Brainly Raises $15 Million Series B to Offer More Than Homework Help


Brainly Raises $15 Million Series B to Offer More Than Homework Help

By Tony Wan     May 13, 2016

Brainly Raises $15 Million Series B to Offer More Than Homework Help

Education systems and cultures may differ across the world, but nearly every student has to do homework. Many are going online for help. With more than 60 million users across 35 countries, Brainly knows this well.

The Polish startup, based in Kraków, has raised $15 million in a Series B round led by Naspers, a South African media group founded in 1915 that that is the biggest (and somewhat controversial) company in Africa. Naspers also actively invests in startups around the world, and established a venture office in San Francisco this month. Brainly is the the firm’s first education technology investment.

Brainly’s previous investors, General Catalyst Partners and Learn Capital, along with Berlin-based Point Nine Capital, also contributed to this round.
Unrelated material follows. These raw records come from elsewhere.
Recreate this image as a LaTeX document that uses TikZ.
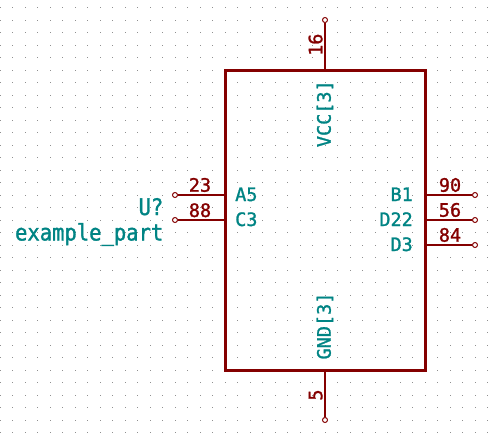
\documentclass[tikz,border=0pt]{standalone}
\usepackage{fontspec}
\newfontfamily\kifont[FakeBold=1.3]{DejaVu Sans Mono}
\newfontfamily\kibig[FakeBold=1.3,FakeStretch=0.9]{DejaVu Sans Mono}
\definecolor{kired}{HTML}{840000}
\definecolor{kiteal}{HTML}{008484}
\definecolor{kidot}{HTML}{909090}
\tikzset{
  body/.style={draw=kired,line width=3pt,minimum width=200pt,minimum height=300pt,inner sep=0pt,line join=miter},
  pinline/.style={draw=kired,line width=1.8pt},
  pinend/.style={circle,draw=kired,fill=white,line width=1pt,minimum size=5pt,inner sep=0pt},
  pinnum/.style={text=kired,inner sep=0pt,anchor=base,font=\kifont\fontsize{18.5}{18.5}\selectfont},
  pinname/.style={text=kiteal,inner sep=0pt,font=\kifont\fontsize{18.5}{18.5}\selectfont},
  reflabel/.style={text=kiteal,inner sep=0pt,font=\kibig\fontsize{22.8}{22.8}\selectfont},
}
\begin{document}
\begin{tikzpicture}[x=1pt,y=-1pt]
\useasboundingbox (0,0) rectangle (493,439);
\fill[white] (0,0) rectangle (493,439);
\foreach \i in {0,...,39}{
  \foreach \j in {0,...,34}{
    \fill[kidot] ({\i*12.5-0.45},{7.5+\j*12.5-0.45}) rectangle ++(0.9,0.9);
  }
}
\node[body] (box) at (325.3,220.2) {};
\node[pinend] (p16) at (325,20) {};
\node[pinend] (p5) at (325,420) {};
\node[pinend] (p23) at (175,195) {};
\node[pinend] (p88) at (175,220) {};
\node[pinend] (p90) at (475,195) {};
\node[pinend] (p56) at (475,220) {};
\node[pinend] (p84) at (475,245) {};
\draw[pinline] (p16) -- (p16 |- box.north);
\draw[pinline] (p5) -- (p5 |- box.south);
\draw[pinline] (p23) -- (p23 -| box.west);
\draw[pinline] (p88) -- (p88 -| box.west);
\draw[pinline] (p90) -- (p90 -| box.east);
\draw[pinline] (p56) -- (p56 -| box.east);
\draw[pinline] (p84) -- (p84 -| box.east);
\node[pinnum] (n23) at (200,191.7) {23};
\node[pinnum] (n88) at (200,217) {88};
\node[pinnum] (n90) at (450,191.7) {90};
\node[pinnum] (n56) at (450,216.7) {56};
\node[pinnum] (n84) at (450,241.7) {84};
\node[pinnum,rotate=90] (n16) at (322.3,44.7) {16};
\node[pinnum,rotate=90] (n5) at (322.3,395) {5};
\node[pinname,anchor=base west] (a5) at (235,201) {A5};
\node[pinname,anchor=base west] (c3) at (235,226) {C3};
\node[pinname,anchor=base east] (b1) at (413,201) {B1};
\node[pinname,anchor=base east] (d22) at (413,226) {D22};
\node[pinname,anchor=base east] (d3) at (413,251) {D3};
\node[pinname,rotate=90,anchor=base] (vcc) at (330.7,113.7) {VCC[3]};
\node[pinname,rotate=90,anchor=base] (gnd) at (330.7,326) {GND[3]};
\node[reflabel,anchor=base east] (ref) at (163.5,215) {U?};
\node[reflabel,anchor=base east] (val) at (163.5,240.5) {example\_part};
\end{tikzpicture}
\end{document}
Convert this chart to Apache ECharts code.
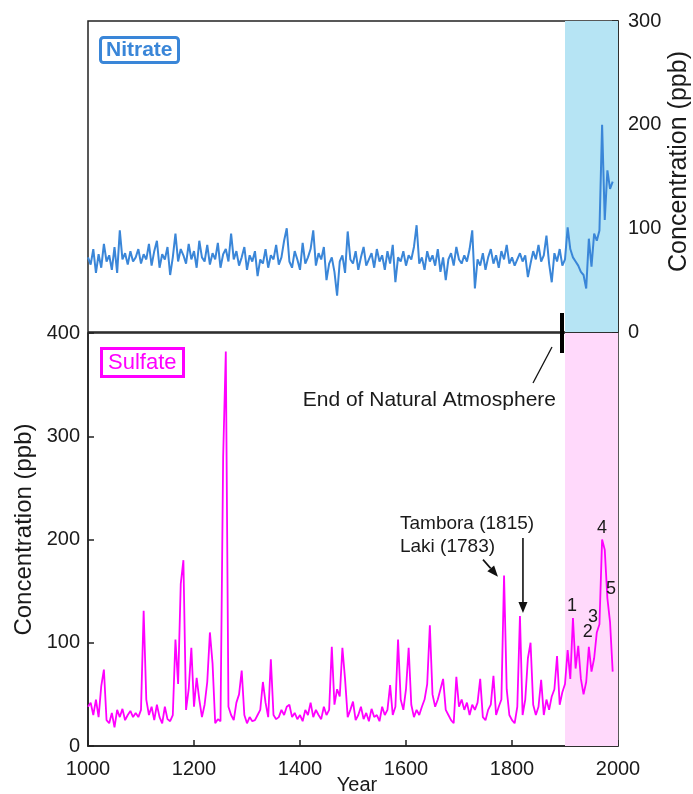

This deal boosts the company’s funding total to $27 million.

Brainly was started in 2009 by a trio of university students as an online community where students can get homework help from their peers. The product works like Quora or Yahoo Answers; students post questions and get answers. Within a year the tool reached a million users in Poland, and the startup soon expanded to Russia and Turkey. In spring 2014, Brainly opened a New York office that now houses 10 employees. (Expect that number to double by the end of the year with the addition of engineering, product and marketing staff.)

This is the third fundraise for the company, even though it does not make any money. Michal Borkowski, the company’s CEO, suggests future monetization plans may involve offering tutoring and university enrollment services—“market opportunities that are obvious revenue sources,” in his words. But right now, “Brainly is about growth right now and our main focus is on making sure that we reach all students globally,” he tells EdSurge.

Brainly boasted in the funding announcement that 8,000 questions are answered every hour—a claim worth testing. Within a minute of posting the question above, I got two answers. The platform includes a rating system that awards point to users for answering questions, and each response can be flagged and reported if they are inappropriate. There are roughly 1,000 moderators who monitor and ensure the quality of answers.

The company has found that it needs to monitor questions as well. There’s a fine line between homework help and outright cheating—and this has become a concern for Borkowski. “We always treat cheating seriously,” he states, although feedback from teachers suggests they are more concerned with students finding accurate content rather than cheating.

Moderators are responsible for flagging suspicious multiple-choice questions. But a quick glance at the homepage’s main feed suggests they have their work cut out. It’s common to see users simply copying and pasting questions directly from their assignments or tests, seeking answers but not explanations.

Pretty blatant, fellas

Quality control will be key as Brainly attempts to shed its image as a destination for quick, free answers. “When we look at the company vision, it’s about giving access to personalized learning to every student in the world,” Borkowski states. Instead of “homework help,” he prefers to describe Brainly as a “social learning platform.” He’d like to see more meaningful discussion and dialogue, instead of questions and answers. Users shouldn’t go to Brainly for quick answers, but to “explore new questions and topics on a deeper level.”

The proliferation of search engines and services like Brainly has raised questions over whether homework is necessary—or even useful—in the digital age. After all, what is the point of asking questions about specific facts when all the answers can be found online?

Borkowski believes there’s still value in homework. “There are certain skills that should be practiced to make sure you understand them very well,” he says. The company sent a survey to its users this spring, and learned more than 60 percent of respondents do not have access to help from family members or tutoring services. Connecting these learners with peer support remains a core part of the company’s mission.

But Brainly’s future, Borkowski says, isn’t just about giving kids information. “We want to encourage students to discover new topics, connect, and develop new ideas of their own.”